> Required work: Retype every line from the start of the data down to and including the line with "193000, 204000, 212000, 215000, 240000, 260000, 260000]". Skip the pictures.

> Dataset excerpt:
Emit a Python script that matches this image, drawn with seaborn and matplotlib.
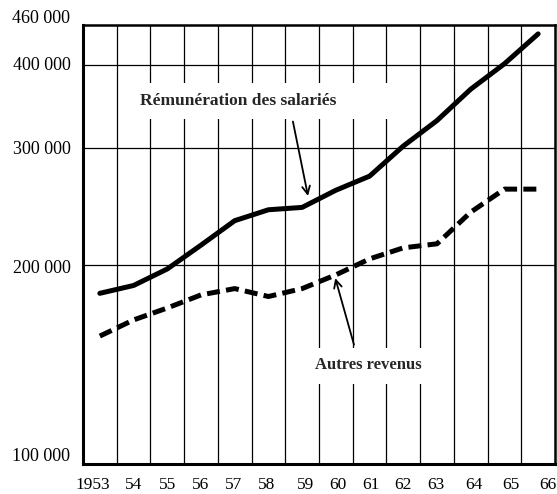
import matplotlib
matplotlib.use("Agg")
import matplotlib.pyplot as plt
from matplotlib.patches import Rectangle
from matplotlib.ticker import FixedLocator, NullLocator
from matplotlib.transforms import ScaledTranslation
import seaborn as sns
import pandas as pd

# Revenus des ménages, 1953-1966 (échelle logarithmique)
years = [1953, 1954, 1955, 1956, 1957, 1958, 1959, 1960, 1961, 1962, 1963, 1964, 1965, 1966]
remuneration_salaries = [181000, 186000, 197000, 214000, 233000, 242000, 244000,
                         259000, 272000, 302000, 330000, 368000, 402000, 446000]
autres_revenus = [156000, 165000, 172000, 180000, 184000, 179000, 184000,
                  193000, 204000, 212000, 215000, 240000, 260000, 260000]

year_labels = ["1953", "54", "55", "56", "57", "58", "59", "60", "61", "62", "63", "64", "65", "66"]
y_ticks = [100000, 200000, 300000, 400000, 460000]
y_tick_labels = ["100 000", "200 000", "300 000", "400 000", "460 000"]

df = pd.DataFrame({
    "annee": years,
    "Rémunération des salariés": remuneration_salaries,
    "Autres revenus": autres_revenus,
})

sns.set_theme(style="white")
plt.rcParams["font.family"] = ["Liberation Serif", "DejaVu Serif"]

fig = plt.figure(figsize=(5.57, 4.94), dpi=100)
ax = fig.add_axes([83 / 557, 30 / 494, 472 / 557, 439 / 494])

ax.set_yscale("log")
ax.set_xlim(1952.5, 1966.5)
ax.set_ylim(100000, 460000)

# grid: vertical rules between the years, horizontal rules at round values
for gx in [y + 0.5 for y in years[:-1]]:
    ax.axvline(gx, color="black", lw=0.9, zorder=1)
for gy in [200000, 300000, 400000]:
    ax.axhline(gy, color="black", lw=0.9, zorder=1)

sns.lineplot(data=df, x="annee", y="Rémunération des salariés", ax=ax,
             color="black", lw=3.6, zorder=4, solid_capstyle="round",
             solid_joinstyle="round")
sns.lineplot(data=df, x="annee", y="Autres revenus", ax=ax,
             color="black", lw=3.6, zorder=4, linestyle=(0, (2.6, 1.25)),
             dash_capstyle="butt", dash_joinstyle="round")

# white label panels interrupting the grid
ax.add_patch(Rectangle((1953.9, 332000), 7.95, 44000, facecolor="white",
                       edgecolor="none", zorder=2))
ax.add_patch(Rectangle((1958.95, 132000), 3.85, 17500, facecolor="white",
                       edgecolor="none", zorder=2))

ax.text(1957.1, 353000, "Rémunération des salariés", ha="center", va="center",
        fontsize=12.5, fontweight="bold", zorder=5)
ax.text(1960.95, 141000, "Autres revenus", ha="center", va="center",
        fontsize=12, fontweight="bold", zorder=5)

ax.annotate("", xy=(1959.19, 251500), xytext=(1958.71, 332000),
            arrowprops=dict(arrowstyle="->", color="black", lw=1.3,
                            mutation_scale=14), zorder=5)
ax.annotate("", xy=(1959.96, 192600), xytext=(1960.56, 150000),
            arrowprops=dict(arrowstyle="->", color="black", lw=1.3,
                            mutation_scale=14), zorder=5)

ax.xaxis.set_major_locator(FixedLocator(years))
ax.set_xticklabels(year_labels)
ax.yaxis.set_major_locator(FixedLocator(y_ticks))
ax.yaxis.set_minor_locator(NullLocator())
ax.set_yticklabels(y_tick_labels)
ax.tick_params(axis="x", length=0, labelsize=12.5, colors="black", pad=9)
ax.tick_params(axis="y", length=0, labelsize=13, colors="black", pad=9)
ax.set_xlabel("")
ax.set_ylabel("")

# small hand-set nudges of the printed tick labels (pixels)
x_nudge = [-7, 0, 0, 0, -1, -2, 3, 2, 1, 0, -1, 3, 6, 10]
for lab, dx in zip(ax.get_xticklabels(), x_nudge):
    lab.set_transform(lab.get_transform() + ScaledTranslation(dx / 100, 0, fig.dpi_scale_trans))
y_nudge = [10, -2, 0, 2, 9]
for lab, dy in zip(ax.get_yticklabels(), y_nudge):
    lab.set_transform(lab.get_transform() + ScaledTranslation(0, dy / 100, fig.dpi_scale_trans))

for side in ["left", "bottom", "right", "top"]:
    ax.spines[side].set_visible(True)
    ax.spines[side].set_color("black")
    ax.spines[side].set_linewidth(1.8)
ax.spines["left"].set_linewidth(2.2)
ax.spines["bottom"].set_linewidth(2.2)

fig.savefig("out.png", dpi=100, facecolor="white")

> Final answer:
Emit a Python script that matches this image, drawn with seaborn and matplotlib.
import matplotlib
matplotlib.use("Agg")
import matplotlib.pyplot as plt
from matplotlib.patches import Rectangle
from matplotlib.ticker import FixedLocator, NullLocator
from matplotlib.transforms import ScaledTranslation
import seaborn as sns
import pandas as pd

# Revenus des ménages, 1953-1966 (échelle logarithmique)
years = [1953, 1954, 1955, 1956, 1957, 1958, 1959, 1960, 1961, 1962, 1963, 1964, 1965, 1966]
remuneration_salaries = [181000, 186000, 197000, 214000, 233000, 242000, 244000,
                         259000, 272000, 302000, 330000, 368000, 402000, 446000]
autres_revenus = [156000, 165000, 172000, 180000, 184000, 179000, 184000,
                  193000, 204000, 212000, 215000, 240000, 260000, 260000]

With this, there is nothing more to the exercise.